§ Given task: In the records below, pick out all lines containing the word "this".

****

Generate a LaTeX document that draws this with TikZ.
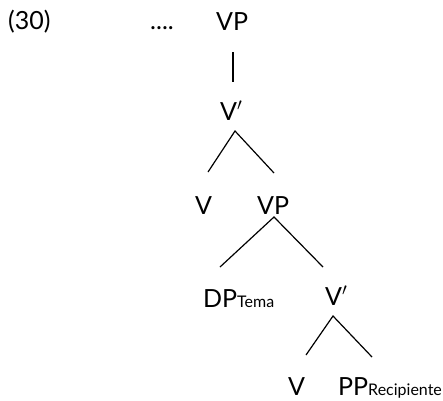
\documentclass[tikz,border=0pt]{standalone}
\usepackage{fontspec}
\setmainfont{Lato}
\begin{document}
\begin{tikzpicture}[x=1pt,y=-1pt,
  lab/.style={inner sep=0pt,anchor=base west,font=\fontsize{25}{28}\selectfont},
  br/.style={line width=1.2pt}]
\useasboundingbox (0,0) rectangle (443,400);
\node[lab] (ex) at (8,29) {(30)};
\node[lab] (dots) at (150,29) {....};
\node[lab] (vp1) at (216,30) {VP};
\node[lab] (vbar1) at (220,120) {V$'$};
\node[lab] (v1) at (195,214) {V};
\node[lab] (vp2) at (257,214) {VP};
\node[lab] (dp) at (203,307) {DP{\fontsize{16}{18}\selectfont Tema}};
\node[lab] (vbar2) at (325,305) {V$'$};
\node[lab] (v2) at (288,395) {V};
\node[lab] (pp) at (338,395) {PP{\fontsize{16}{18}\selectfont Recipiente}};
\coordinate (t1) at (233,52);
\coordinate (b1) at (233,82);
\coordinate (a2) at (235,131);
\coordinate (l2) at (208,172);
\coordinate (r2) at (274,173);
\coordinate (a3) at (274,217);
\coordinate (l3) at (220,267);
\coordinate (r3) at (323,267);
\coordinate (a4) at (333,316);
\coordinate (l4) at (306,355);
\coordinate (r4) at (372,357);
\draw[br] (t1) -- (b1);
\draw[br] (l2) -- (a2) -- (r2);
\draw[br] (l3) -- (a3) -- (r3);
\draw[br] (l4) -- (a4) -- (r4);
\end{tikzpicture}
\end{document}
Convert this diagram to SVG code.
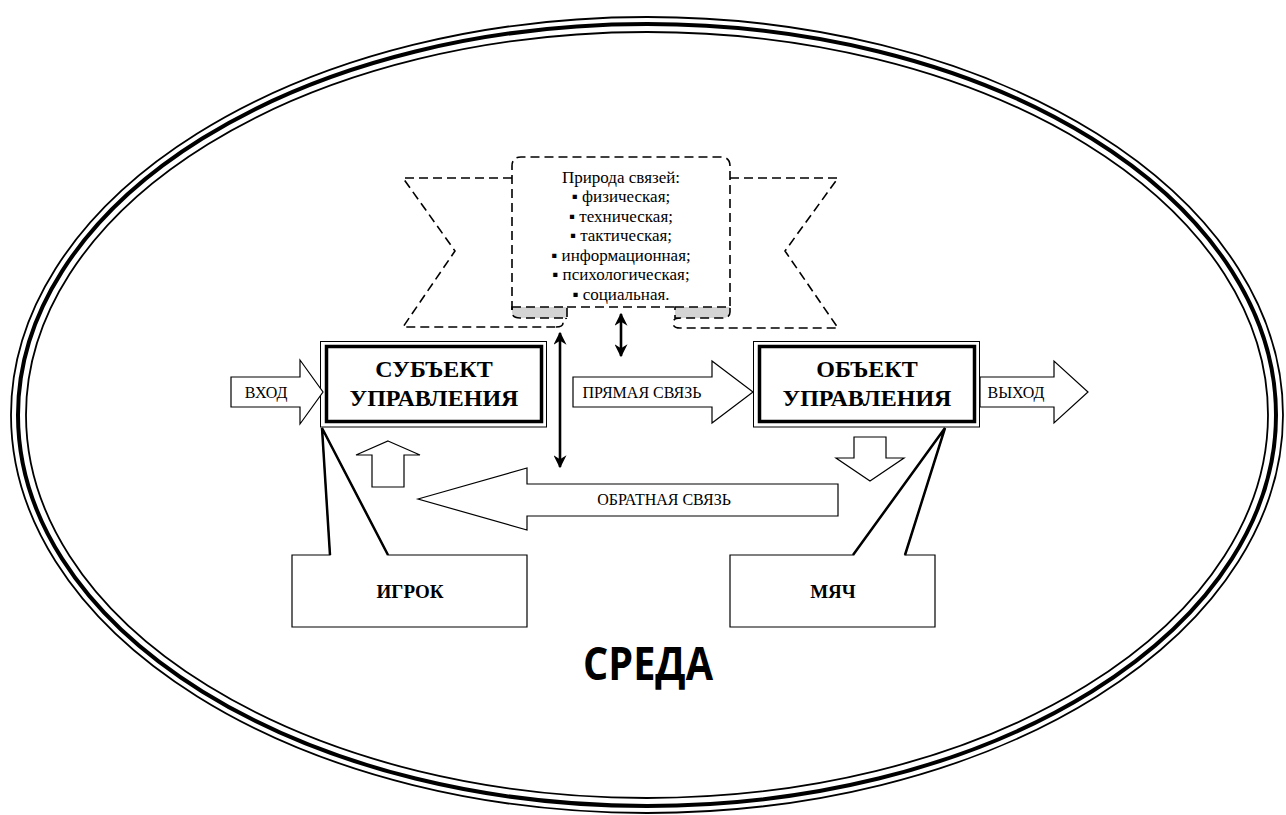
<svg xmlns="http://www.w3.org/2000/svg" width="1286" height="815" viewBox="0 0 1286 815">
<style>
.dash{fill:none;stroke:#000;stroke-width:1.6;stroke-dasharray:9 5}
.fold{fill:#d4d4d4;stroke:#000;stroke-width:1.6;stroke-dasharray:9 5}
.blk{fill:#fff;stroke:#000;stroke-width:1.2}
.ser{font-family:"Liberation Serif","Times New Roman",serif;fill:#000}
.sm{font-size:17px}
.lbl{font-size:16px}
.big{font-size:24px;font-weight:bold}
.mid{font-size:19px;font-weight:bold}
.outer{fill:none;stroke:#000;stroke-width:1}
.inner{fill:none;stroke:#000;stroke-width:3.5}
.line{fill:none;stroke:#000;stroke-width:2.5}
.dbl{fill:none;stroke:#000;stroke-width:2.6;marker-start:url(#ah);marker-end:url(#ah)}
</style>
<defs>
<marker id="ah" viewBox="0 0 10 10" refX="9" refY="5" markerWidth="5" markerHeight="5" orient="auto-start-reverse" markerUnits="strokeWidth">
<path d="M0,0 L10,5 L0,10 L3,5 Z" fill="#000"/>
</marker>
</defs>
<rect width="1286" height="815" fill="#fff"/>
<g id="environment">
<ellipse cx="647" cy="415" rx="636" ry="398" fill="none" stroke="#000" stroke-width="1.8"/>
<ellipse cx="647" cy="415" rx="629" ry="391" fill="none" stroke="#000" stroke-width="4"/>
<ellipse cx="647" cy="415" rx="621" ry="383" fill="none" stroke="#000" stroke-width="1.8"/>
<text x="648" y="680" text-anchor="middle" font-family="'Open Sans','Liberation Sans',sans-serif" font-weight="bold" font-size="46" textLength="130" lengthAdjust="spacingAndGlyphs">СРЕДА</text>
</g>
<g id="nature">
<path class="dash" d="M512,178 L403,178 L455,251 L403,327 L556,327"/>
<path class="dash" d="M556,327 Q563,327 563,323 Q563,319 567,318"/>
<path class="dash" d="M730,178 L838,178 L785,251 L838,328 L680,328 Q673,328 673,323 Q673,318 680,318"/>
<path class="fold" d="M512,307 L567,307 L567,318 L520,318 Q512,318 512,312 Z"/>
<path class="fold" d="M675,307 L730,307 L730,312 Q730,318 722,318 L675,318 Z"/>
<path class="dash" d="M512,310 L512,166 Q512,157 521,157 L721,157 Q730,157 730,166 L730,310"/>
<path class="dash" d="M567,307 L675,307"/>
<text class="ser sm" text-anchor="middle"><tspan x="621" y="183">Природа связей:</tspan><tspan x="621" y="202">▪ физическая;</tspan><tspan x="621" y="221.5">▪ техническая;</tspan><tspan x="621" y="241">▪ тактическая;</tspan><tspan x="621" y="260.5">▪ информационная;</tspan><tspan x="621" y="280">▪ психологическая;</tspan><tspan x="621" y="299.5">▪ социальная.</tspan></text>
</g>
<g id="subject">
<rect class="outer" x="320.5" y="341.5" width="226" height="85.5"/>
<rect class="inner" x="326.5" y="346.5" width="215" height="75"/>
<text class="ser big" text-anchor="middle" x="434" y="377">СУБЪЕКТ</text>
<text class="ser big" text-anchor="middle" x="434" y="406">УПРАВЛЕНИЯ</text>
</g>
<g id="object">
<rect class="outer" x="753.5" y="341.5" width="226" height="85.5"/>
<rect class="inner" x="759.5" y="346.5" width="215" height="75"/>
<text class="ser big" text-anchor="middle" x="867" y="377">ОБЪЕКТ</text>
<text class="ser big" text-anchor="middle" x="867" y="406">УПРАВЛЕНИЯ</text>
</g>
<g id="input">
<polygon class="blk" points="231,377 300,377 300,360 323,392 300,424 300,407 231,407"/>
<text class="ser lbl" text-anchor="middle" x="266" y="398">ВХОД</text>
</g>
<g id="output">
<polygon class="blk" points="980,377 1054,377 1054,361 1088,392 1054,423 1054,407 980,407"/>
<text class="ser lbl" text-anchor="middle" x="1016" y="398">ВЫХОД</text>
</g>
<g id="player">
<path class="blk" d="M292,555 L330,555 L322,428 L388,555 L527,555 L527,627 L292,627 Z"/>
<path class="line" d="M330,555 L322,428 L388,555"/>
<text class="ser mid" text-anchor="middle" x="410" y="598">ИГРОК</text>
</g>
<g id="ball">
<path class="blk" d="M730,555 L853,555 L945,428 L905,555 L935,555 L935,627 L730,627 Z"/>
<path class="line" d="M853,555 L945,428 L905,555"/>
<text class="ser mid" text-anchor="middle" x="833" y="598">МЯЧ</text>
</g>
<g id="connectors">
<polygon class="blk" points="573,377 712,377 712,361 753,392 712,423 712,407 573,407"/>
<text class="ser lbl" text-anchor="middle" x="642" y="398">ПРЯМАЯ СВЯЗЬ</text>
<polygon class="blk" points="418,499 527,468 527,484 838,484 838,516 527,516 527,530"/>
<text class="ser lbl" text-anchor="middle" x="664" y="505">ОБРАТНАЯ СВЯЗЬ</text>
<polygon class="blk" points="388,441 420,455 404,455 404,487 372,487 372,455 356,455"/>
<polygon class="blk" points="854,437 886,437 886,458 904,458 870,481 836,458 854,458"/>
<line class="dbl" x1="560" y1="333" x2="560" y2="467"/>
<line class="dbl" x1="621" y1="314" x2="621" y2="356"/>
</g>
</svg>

****

§ Full response:
Generate a LaTeX document that draws this with TikZ.
Convert this diagram to SVG code.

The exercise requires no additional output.